> DATA SECTION
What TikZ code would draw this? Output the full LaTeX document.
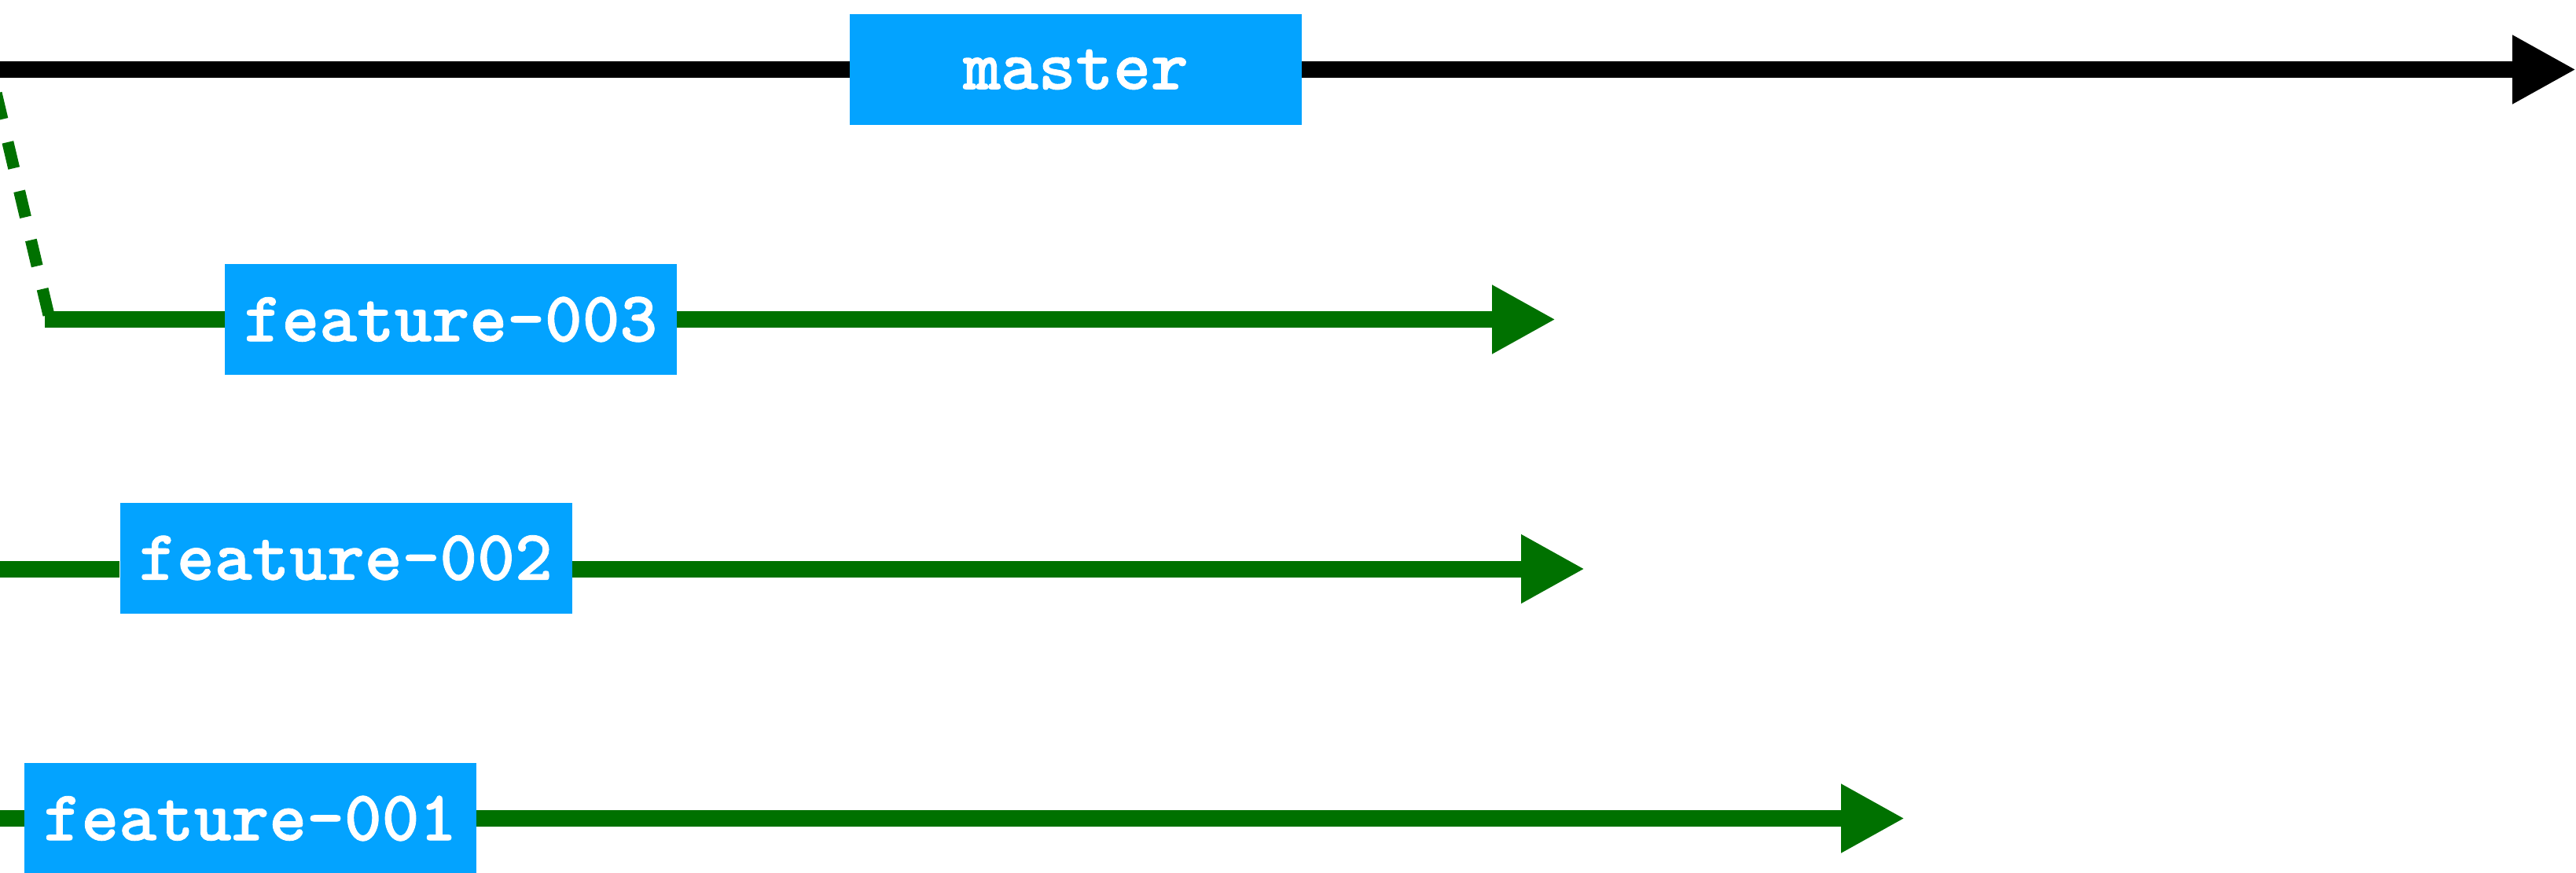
\documentclass[tikz,border=0pt]{standalone}
\usepackage{fontspec}
\newfontfamily\labelfont[Extension=.otf, FakeBold=0.9]{lmmonolt10-bold}
\usetikzlibrary{arrows.meta}
\definecolor{boxblue}{RGB}{3,163,255}
\definecolor{branchgreen}{RGB}{0,113,0}
\begin{document}
\begin{tikzpicture}[x=1pt,y=-1pt,
  labelbox/.style={fill=boxblue, text=white, minimum width=575pt, minimum height=141pt,
    inner sep=0pt, font=\fontsize{91}{100}\selectfont\labelfont},
  mainline/.style={line width=21pt, draw=black},
  branch/.style={line width=21pt, draw=branchgreen},
  forkline/.style={line width=15pt, draw=branchgreen, dash pattern=on 34pt off 30pt, dash phase=33pt},
  bigtip/.style={-{Triangle[length=81pt,width=82pt]}},
  ]
\useasboundingbox (0,0) rectangle (3277,1111);

% label boxes
\node[labelbox] (master) at (1368.5,88.5) {master};
\node[labelbox] (f3) at (573.5,406.5) {feature-003};
\node[labelbox] (f2) at (440,710) {feature-002};
\node[labelbox] (f1) at (318.5,1041.5) {feature-001};

% free ends
\coordinate (m0) at (0,88.5);
\coordinate (m1) at (3277,88.5);
\coordinate (fork) at (-12,88.5);
\coordinate (f3top) at (62,401);
\coordinate (f3s) at (57,406.5);
\coordinate (f3e) at (1979,406.5);
\coordinate (f2s) at (0,724);
\coordinate (f2e) at (2016,724);
\coordinate (f1s) at (0,1041.5);
\coordinate (f1e) at (2423,1041.5);

% master
\draw[mainline] (m0) -- (master.west);
\draw[mainline,bigtip] (master.east) -- (m1);

% feature-003 (forked from master)
\draw[forkline] (fork) -- (f3top);
\draw[branch] (f3s) -- (f3.west);
\draw[branch,bigtip] (f3.east) -- (f3e);

% feature-002
\draw[branch] (f2s) -- (f2s -| f2.west);
\draw[branch,bigtip] (f2s -| f2.east) -- (f2e);

% feature-001
\draw[branch] (f1s) -- (f1.west);
\draw[branch,bigtip] (f1.east) -- (f1e);
\end{tikzpicture}
\end{document}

> GIVEN REQUEST
Give an exact reproduction of every line, leaving out any picture.

> OUTPUT OF THE EXERCISE
What TikZ code would draw this? Output the full LaTeX document.
\documentclass[tikz,border=0pt]{standalone}
\usepackage{fontspec}
\newfontfamily\labelfont[Extension=.otf, FakeBold=0.9]{lmmonolt10-bold}
\usetikzlibrary{arrows.meta}
\definecolor{boxblue}{RGB}{3,163,255}
\definecolor{branchgreen}{RGB}{0,113,0}
\begin{document}
\begin{tikzpicture}[x=1pt,y=-1pt,
  labelbox/.style={fill=boxblue, text=white, minimum width=575pt, minimum height=141pt,
    inner sep=0pt, font=\fontsize{91}{100}\selectfont\labelfont},
  mainline/.style={line width=21pt, draw=black},
  branch/.style={line width=21pt, draw=branchgreen},
  forkline/.style={line width=15pt, draw=branchgreen, dash pattern=on 34pt off 30pt, dash phase=33pt},
  bigtip/.style={-{Triangle[length=81pt,width=82pt]}},
  ]
\useasboundingbox (0,0) rectangle (3277,1111);

% label boxes
\node[labelbox] (master) at (1368.5,88.5) {master};
\node[labelbox] (f3) at (573.5,406.5) {feature-003};
\node[labelbox] (f2) at (440,710) {feature-002};
\node[labelbox] (f1) at (318.5,1041.5) {feature-001};

% free ends
\coordinate (m0) at (0,88.5);
\coordinate (m1) at (3277,88.5);
\coordinate (fork) at (-12,88.5);
\coordinate (f3top) at (62,401);
\coordinate (f3s) at (57,406.5);
\coordinate (f3e) at (1979,406.5);
\coordinate (f2s) at (0,724);
\coordinate (f2e) at (2016,724);
\coordinate (f1s) at (0,1041.5);
\coordinate (f1e) at (2423,1041.5);

% master
\draw[mainline] (m0) -- (master.west);
\draw[mainline,bigtip] (master.east) -- (m1);

% feature-003 (forked from master)
\draw[forkline] (fork) -- (f3top);
\draw[branch] (f3s) -- (f3.west);
\draw[branch,bigtip] (f3.east) -- (f3e);

% feature-002
\draw[branch] (f2s) -- (f2s -| f2.west);
\draw[branch,bigtip] (f2s -| f2.east) -- (f2e);

% feature-001
\draw[branch] (f1s) -- (f1.west);
\draw[branch,bigtip] (f1.east) -- (f1e);
\end{tikzpicture}
\end{document}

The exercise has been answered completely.